### [TASK INSTRUCTIONS]
Copy out the listing in full, exactly as written, but not its pictures.

### [INFORMATION SUPPLIED]
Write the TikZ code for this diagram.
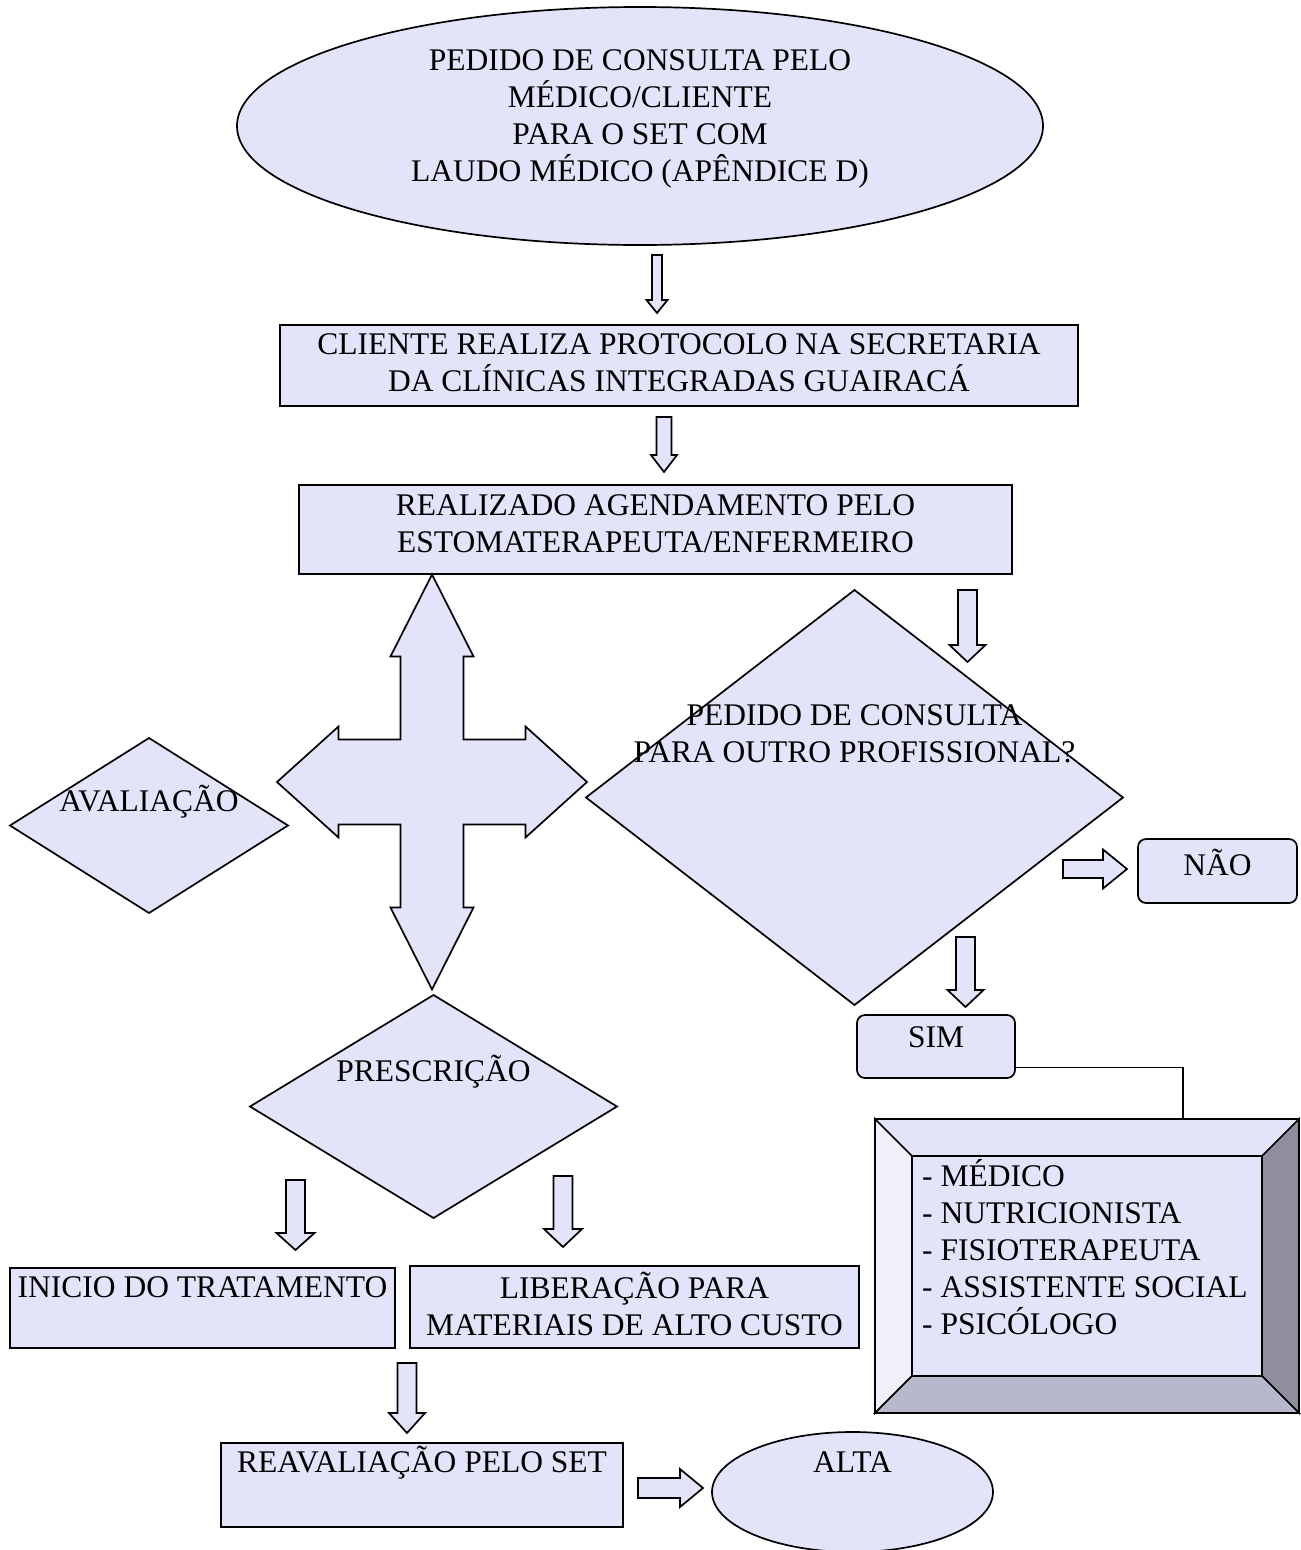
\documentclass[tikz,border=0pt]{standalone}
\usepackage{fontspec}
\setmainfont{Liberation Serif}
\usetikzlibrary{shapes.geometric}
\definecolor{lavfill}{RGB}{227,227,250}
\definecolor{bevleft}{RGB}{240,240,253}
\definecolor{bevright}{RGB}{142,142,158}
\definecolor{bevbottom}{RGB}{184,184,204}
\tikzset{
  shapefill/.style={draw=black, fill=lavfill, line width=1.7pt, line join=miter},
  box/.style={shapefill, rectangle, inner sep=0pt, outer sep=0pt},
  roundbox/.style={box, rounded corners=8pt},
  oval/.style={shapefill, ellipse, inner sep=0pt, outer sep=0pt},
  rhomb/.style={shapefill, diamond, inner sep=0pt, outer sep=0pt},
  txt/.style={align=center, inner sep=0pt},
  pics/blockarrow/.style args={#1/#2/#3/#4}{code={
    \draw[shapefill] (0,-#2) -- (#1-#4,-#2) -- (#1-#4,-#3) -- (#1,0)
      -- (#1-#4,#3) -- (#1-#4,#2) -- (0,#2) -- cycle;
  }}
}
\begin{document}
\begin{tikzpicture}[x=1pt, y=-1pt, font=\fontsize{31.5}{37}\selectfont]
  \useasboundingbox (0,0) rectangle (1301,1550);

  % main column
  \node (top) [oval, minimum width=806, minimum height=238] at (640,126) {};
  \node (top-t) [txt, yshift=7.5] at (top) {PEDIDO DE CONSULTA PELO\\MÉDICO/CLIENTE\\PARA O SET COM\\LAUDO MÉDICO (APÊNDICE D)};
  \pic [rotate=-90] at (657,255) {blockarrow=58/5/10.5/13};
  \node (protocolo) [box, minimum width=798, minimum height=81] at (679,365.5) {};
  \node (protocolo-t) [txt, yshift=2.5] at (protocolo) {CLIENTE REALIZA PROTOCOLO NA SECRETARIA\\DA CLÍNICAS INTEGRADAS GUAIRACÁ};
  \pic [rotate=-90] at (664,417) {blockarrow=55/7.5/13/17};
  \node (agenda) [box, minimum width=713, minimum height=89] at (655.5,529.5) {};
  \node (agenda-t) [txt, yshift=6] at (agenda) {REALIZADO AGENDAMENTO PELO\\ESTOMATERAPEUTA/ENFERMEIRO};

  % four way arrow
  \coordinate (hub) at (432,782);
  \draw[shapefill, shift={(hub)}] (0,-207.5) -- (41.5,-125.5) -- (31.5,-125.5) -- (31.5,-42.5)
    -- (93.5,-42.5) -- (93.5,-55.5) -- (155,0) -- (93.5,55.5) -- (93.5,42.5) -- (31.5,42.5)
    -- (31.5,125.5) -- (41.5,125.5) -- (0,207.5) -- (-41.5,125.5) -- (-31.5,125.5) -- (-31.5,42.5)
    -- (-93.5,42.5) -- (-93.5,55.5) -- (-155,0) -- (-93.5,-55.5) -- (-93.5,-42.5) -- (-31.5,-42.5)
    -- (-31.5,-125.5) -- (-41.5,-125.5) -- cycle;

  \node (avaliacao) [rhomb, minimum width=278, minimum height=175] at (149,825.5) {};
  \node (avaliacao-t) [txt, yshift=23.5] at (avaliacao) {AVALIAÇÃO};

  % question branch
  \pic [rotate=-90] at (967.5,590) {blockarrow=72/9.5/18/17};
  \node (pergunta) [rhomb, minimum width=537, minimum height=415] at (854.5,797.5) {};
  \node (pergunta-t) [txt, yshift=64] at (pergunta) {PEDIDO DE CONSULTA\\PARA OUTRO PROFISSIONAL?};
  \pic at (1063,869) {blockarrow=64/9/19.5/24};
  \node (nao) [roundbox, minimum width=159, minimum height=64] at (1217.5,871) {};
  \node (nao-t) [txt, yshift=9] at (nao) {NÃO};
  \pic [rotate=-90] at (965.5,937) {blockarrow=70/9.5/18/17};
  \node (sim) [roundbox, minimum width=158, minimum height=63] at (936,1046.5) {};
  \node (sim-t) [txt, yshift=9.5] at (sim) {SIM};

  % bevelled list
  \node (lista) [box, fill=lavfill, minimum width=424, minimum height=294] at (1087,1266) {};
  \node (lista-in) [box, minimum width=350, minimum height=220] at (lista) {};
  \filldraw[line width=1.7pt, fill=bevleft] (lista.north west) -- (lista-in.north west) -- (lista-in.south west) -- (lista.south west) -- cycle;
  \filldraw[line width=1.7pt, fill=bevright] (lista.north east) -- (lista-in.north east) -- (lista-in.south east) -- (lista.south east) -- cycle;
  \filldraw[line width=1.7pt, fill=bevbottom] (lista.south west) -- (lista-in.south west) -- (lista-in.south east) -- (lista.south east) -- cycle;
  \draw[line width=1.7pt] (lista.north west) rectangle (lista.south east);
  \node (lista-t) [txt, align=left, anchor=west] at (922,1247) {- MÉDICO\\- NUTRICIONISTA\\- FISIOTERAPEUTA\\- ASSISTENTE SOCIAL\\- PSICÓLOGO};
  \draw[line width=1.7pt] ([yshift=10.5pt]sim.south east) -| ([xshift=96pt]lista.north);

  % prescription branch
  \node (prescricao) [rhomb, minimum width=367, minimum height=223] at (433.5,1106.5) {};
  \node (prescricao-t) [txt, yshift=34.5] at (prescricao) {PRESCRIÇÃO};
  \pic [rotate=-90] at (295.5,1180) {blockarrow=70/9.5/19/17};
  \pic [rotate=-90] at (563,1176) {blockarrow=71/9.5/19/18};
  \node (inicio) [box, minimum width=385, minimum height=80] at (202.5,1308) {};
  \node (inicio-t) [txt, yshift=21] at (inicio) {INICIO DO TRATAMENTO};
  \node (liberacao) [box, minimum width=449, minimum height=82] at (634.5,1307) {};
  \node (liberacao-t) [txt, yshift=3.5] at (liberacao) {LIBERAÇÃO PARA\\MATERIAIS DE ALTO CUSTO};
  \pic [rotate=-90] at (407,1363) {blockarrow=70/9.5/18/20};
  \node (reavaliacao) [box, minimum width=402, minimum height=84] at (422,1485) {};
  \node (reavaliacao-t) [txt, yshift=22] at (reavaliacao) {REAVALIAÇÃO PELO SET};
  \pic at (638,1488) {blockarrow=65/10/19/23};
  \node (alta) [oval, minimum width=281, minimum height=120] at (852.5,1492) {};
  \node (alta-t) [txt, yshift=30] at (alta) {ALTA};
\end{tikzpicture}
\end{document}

### [SOLUTION TO THE EXERCISE]
Write the TikZ code for this diagram.
\documentclass[tikz,border=0pt]{standalone}
\usepackage{fontspec}
\setmainfont{Liberation Serif}
\usetikzlibrary{shapes.geometric}
\definecolor{lavfill}{RGB}{227,227,250}
\definecolor{bevleft}{RGB}{240,240,253}
\definecolor{bevright}{RGB}{142,142,158}
\definecolor{bevbottom}{RGB}{184,184,204}
\tikzset{
  shapefill/.style={draw=black, fill=lavfill, line width=1.7pt, line join=miter},
  box/.style={shapefill, rectangle, inner sep=0pt, outer sep=0pt},
  roundbox/.style={box, rounded corners=8pt},
  oval/.style={shapefill, ellipse, inner sep=0pt, outer sep=0pt},
  rhomb/.style={shapefill, diamond, inner sep=0pt, outer sep=0pt},
  txt/.style={align=center, inner sep=0pt},
  pics/blockarrow/.style args={#1/#2/#3/#4}{code={
    \draw[shapefill] (0,-#2) -- (#1-#4,-#2) -- (#1-#4,-#3) -- (#1,0)
      -- (#1-#4,#3) -- (#1-#4,#2) -- (0,#2) -- cycle;
  }}
}
\begin{document}
\begin{tikzpicture}[x=1pt, y=-1pt, font=\fontsize{31.5}{37}\selectfont]
  \useasboundingbox (0,0) rectangle (1301,1550);

  % main column
  \node (top) [oval, minimum width=806, minimum height=238] at (640,126) {};
  \node (top-t) [txt, yshift=7.5] at (top) {PEDIDO DE CONSULTA PELO\\MÉDICO/CLIENTE\\PARA O SET COM\\LAUDO MÉDICO (APÊNDICE D)};
  \pic [rotate=-90] at (657,255) {blockarrow=58/5/10.5/13};
  \node (protocolo) [box, minimum width=798, minimum height=81] at (679,365.5) {};
  \node (protocolo-t) [txt, yshift=2.5] at (protocolo) {CLIENTE REALIZA PROTOCOLO NA SECRETARIA\\DA CLÍNICAS INTEGRADAS GUAIRACÁ};
  \pic [rotate=-90] at (664,417) {blockarrow=55/7.5/13/17};
  \node (agenda) [box, minimum width=713, minimum height=89] at (655.5,529.5) {};
  \node (agenda-t) [txt, yshift=6] at (agenda) {REALIZADO AGENDAMENTO PELO\\ESTOMATERAPEUTA/ENFERMEIRO};

  % four way arrow
  \coordinate (hub) at (432,782);
  \draw[shapefill, shift={(hub)}] (0,-207.5) -- (41.5,-125.5) -- (31.5,-125.5) -- (31.5,-42.5)
    -- (93.5,-42.5) -- (93.5,-55.5) -- (155,0) -- (93.5,55.5) -- (93.5,42.5) -- (31.5,42.5)
    -- (31.5,125.5) -- (41.5,125.5) -- (0,207.5) -- (-41.5,125.5) -- (-31.5,125.5) -- (-31.5,42.5)
    -- (-93.5,42.5) -- (-93.5,55.5) -- (-155,0) -- (-93.5,-55.5) -- (-93.5,-42.5) -- (-31.5,-42.5)
    -- (-31.5,-125.5) -- (-41.5,-125.5) -- cycle;

  \node (avaliacao) [rhomb, minimum width=278, minimum height=175] at (149,825.5) {};
  \node (avaliacao-t) [txt, yshift=23.5] at (avaliacao) {AVALIAÇÃO};

  % question branch
  \pic [rotate=-90] at (967.5,590) {blockarrow=72/9.5/18/17};
  \node (pergunta) [rhomb, minimum width=537, minimum height=415] at (854.5,797.5) {};
  \node (pergunta-t) [txt, yshift=64] at (pergunta) {PEDIDO DE CONSULTA\\PARA OUTRO PROFISSIONAL?};
  \pic at (1063,869) {blockarrow=64/9/19.5/24};
  \node (nao) [roundbox, minimum width=159, minimum height=64] at (1217.5,871) {};
  \node (nao-t) [txt, yshift=9] at (nao) {NÃO};
  \pic [rotate=-90] at (965.5,937) {blockarrow=70/9.5/18/17};
  \node (sim) [roundbox, minimum width=158, minimum height=63] at (936,1046.5) {};
  \node (sim-t) [txt, yshift=9.5] at (sim) {SIM};

  % bevelled list
  \node (lista) [box, fill=lavfill, minimum width=424, minimum height=294] at (1087,1266) {};
  \node (lista-in) [box, minimum width=350, minimum height=220] at (lista) {};
  \filldraw[line width=1.7pt, fill=bevleft] (lista.north west) -- (lista-in.north west) -- (lista-in.south west) -- (lista.south west) -- cycle;
  \filldraw[line width=1.7pt, fill=bevright] (lista.north east) -- (lista-in.north east) -- (lista-in.south east) -- (lista.south east) -- cycle;
  \filldraw[line width=1.7pt, fill=bevbottom] (lista.south west) -- (lista-in.south west) -- (lista-in.south east) -- (lista.south east) -- cycle;
  \draw[line width=1.7pt] (lista.north west) rectangle (lista.south east);
  \node (lista-t) [txt, align=left, anchor=west] at (922,1247) {- MÉDICO\\- NUTRICIONISTA\\- FISIOTERAPEUTA\\- ASSISTENTE SOCIAL\\- PSICÓLOGO};
  \draw[line width=1.7pt] ([yshift=10.5pt]sim.south east) -| ([xshift=96pt]lista.north);

  % prescription branch
  \node (prescricao) [rhomb, minimum width=367, minimum height=223] at (433.5,1106.5) {};
  \node (prescricao-t) [txt, yshift=34.5] at (prescricao) {PRESCRIÇÃO};
  \pic [rotate=-90] at (295.5,1180) {blockarrow=70/9.5/19/17};
  \pic [rotate=-90] at (563,1176) {blockarrow=71/9.5/19/18};
  \node (inicio) [box, minimum width=385, minimum height=80] at (202.5,1308) {};
  \node (inicio-t) [txt, yshift=21] at (inicio) {INICIO DO TRATAMENTO};
  \node (liberacao) [box, minimum width=449, minimum height=82] at (634.5,1307) {};
  \node (liberacao-t) [txt, yshift=3.5] at (liberacao) {LIBERAÇÃO PARA\\MATERIAIS DE ALTO CUSTO};
  \pic [rotate=-90] at (407,1363) {blockarrow=70/9.5/18/20};
  \node (reavaliacao) [box, minimum width=402, minimum height=84] at (422,1485) {};
  \node (reavaliacao-t) [txt, yshift=22] at (reavaliacao) {REAVALIAÇÃO PELO SET};
  \pic at (638,1488) {blockarrow=65/10/19/23};
  \node (alta) [oval, minimum width=281, minimum height=120] at (852.5,1492) {};
  \node (alta-t) [txt, yshift=30] at (alta) {ALTA};
\end{tikzpicture}
\end{document}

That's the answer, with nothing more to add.